Abolition of slave trade…
Lewis slams political parties for ignoring needs of African community
Kaieteur News
April 10, 2007
President of the Guyana Trades Union Congress (GTUC), Lincoln Lewis, has criticised political parties for their failure to address the pressing issues affecting the African-Guyanese community.
Two hundred years after the abolition of the slave trade, Lewis said, Africans are still struggling to be treated as equals.
Lewis made this disclosure during a conference last Wednesday, which was organised by the GTUC and included members of the African-Guyanese community and members of the political opposition.
The conference was held to explore the progress made by African-Guyanese since the abolition of the slave trade.
“We are second class citizens in a land our fore parents built with their blood, sweat and tears. We are still struggling for our rights to identity, expression, association, self determination and advancement,” Lewis lamented.
He said that Africans are being told that they are wrong to vote for the party/parties of their choice, that they are racist when they align with self and demand their rights to representation, equality and justice.

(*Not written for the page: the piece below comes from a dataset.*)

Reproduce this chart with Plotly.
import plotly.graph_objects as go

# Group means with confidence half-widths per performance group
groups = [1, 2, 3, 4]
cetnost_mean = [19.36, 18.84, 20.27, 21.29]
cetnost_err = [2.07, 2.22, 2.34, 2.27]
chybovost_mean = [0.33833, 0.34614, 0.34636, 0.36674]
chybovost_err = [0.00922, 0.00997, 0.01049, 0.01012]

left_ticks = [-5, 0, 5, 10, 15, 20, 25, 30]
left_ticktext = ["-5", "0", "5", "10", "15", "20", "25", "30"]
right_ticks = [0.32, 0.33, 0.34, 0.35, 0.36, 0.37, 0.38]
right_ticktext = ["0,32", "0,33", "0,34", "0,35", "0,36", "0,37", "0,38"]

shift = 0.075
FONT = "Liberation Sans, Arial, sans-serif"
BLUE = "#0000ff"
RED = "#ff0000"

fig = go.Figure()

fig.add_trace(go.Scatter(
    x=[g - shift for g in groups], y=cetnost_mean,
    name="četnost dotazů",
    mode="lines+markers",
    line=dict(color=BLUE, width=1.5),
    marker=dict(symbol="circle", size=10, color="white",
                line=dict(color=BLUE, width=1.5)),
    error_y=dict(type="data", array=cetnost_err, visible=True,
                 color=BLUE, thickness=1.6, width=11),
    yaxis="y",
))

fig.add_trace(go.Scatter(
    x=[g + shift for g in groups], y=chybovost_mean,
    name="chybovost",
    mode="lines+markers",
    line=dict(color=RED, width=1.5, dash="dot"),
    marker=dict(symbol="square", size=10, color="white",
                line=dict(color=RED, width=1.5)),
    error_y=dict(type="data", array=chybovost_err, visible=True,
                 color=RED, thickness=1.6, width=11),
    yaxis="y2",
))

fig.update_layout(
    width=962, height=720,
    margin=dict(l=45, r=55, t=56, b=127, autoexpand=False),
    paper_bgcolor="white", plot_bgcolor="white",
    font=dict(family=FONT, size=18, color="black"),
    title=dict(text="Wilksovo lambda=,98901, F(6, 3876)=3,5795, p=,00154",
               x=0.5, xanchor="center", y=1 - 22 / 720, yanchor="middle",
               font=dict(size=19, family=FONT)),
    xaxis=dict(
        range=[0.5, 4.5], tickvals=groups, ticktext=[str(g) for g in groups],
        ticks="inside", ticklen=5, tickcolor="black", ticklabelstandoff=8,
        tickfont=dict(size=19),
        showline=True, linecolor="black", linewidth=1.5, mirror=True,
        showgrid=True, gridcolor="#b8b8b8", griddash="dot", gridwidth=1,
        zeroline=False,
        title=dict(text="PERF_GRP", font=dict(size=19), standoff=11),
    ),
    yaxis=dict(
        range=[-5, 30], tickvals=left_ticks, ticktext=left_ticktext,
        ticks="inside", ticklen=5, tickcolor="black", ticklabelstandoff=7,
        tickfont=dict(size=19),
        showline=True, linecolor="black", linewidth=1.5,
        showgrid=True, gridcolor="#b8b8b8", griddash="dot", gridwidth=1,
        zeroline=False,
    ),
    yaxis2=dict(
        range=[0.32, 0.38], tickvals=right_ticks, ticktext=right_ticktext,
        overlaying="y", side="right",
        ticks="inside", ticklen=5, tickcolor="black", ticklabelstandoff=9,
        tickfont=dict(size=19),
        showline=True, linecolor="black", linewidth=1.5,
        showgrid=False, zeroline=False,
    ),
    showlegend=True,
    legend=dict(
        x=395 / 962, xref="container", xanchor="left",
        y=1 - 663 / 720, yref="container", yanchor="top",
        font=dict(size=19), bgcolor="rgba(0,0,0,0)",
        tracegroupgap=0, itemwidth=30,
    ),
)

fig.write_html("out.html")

However, he noted that Guyana 's political history and reality are of race-based parties with each party having sprinklings of other races.
Lewis posited that the 2006 elections confirmed that there are two African- based parties - the People's National Congress and the Alliance for Change.
He said that the extent to which they are representing the African community continues to be troubling.
“It is public knowledge the African community's disappointment with these two parties in standing up and speaking forthrightly on Black issues. In other parts of the world, like the USA and South Africa , the issues and rights of race are frontally discussed. Yet in this the 21st century in Guyana we are refusing to honestly acknowledge the race factor, or to put in place mechanisms to ensure the equality and rights of all races,” Lewis told the gathering which included the AFC's 2006 Presidential Candidate Raphael Trotman and PNCR Leader Robert Corbin.
“We do not ask you to ignore your other constituents. What we have been asking is that you pay attention to the gravity of our situation,” Lewis said.
He noted that in the US , England and other developed nations, Black leaders represent African issues from various platforms.
Lewis gave the example of William Lucy, an African who is the International Secretary Treasurer of the American Federation of State, County and Municipal Employees (AFSCME), one of the largest unions in the US .
He is the highest ranking African American in the USA labour movement, founder and president of the Coalition of Black Trade Unionists (CBTU), which body represents and articulates the interests of the African community by establishing linkages with leaders at the federal, state and local levels.
“We have to represent our interests for it is naïve of us to expect other groups to initiate our programme of empowerment. But we expect them to be decent citizens and hold any government accountable for acts of destruction against its citizens.
“To do so would be a noble human rights task…We invite rights' activists and advocates to be part of the solution for we cannot develop our beautiful country with half of its population oppressed and the majority in poverty as we keep afloat with narco-economic, narco-politics and narco-security,” Lewis stated.
On the business front, Lewis pointed out that the present regime has adopted a strategy to ignore the retooling and optimizing of any industry in the African community, preferring to let that industry fail.
“Millions are found to optimise the performance of the sugar industry, on the Skeldon Sugar Project and modernizing of Enmore factory, to name a few in a predominantly Indian-centered labour force.
“The government deliberately destroyed the bauxite industry's pension plan, the largest single pool of money ever owned by Africans in this country,” Lewis stated.
Compounding the situation, he said that while this is done the government instructs Guyana Sugar Corporation (GUYSUCO) to find money to sustain the sugar industry's pension fund in order to protect the pension of a predominantly Indian work force.
“Even the little that we have is being forcefully taken from us. This is a process of economic deprivation, of subjugation, of control, of enslavement and ultimately destruction. This is economic genocide,” Lewis claimed.
He also pointed to the criminalisation and demonisation of Africans in Guyana and the incarceration of Mark Benschop who is in prison awaiting a second trial for treason.
Lewis also expressed dissatisfaction that Commissioner of Police and his team cannot identify even one suspect in the execution-style murder of Ronald Waddell.
The GTUC president also called on the elected members to consult with him from time to time and anchor their presentation in parliament, based on issues that have direct benefits to communities.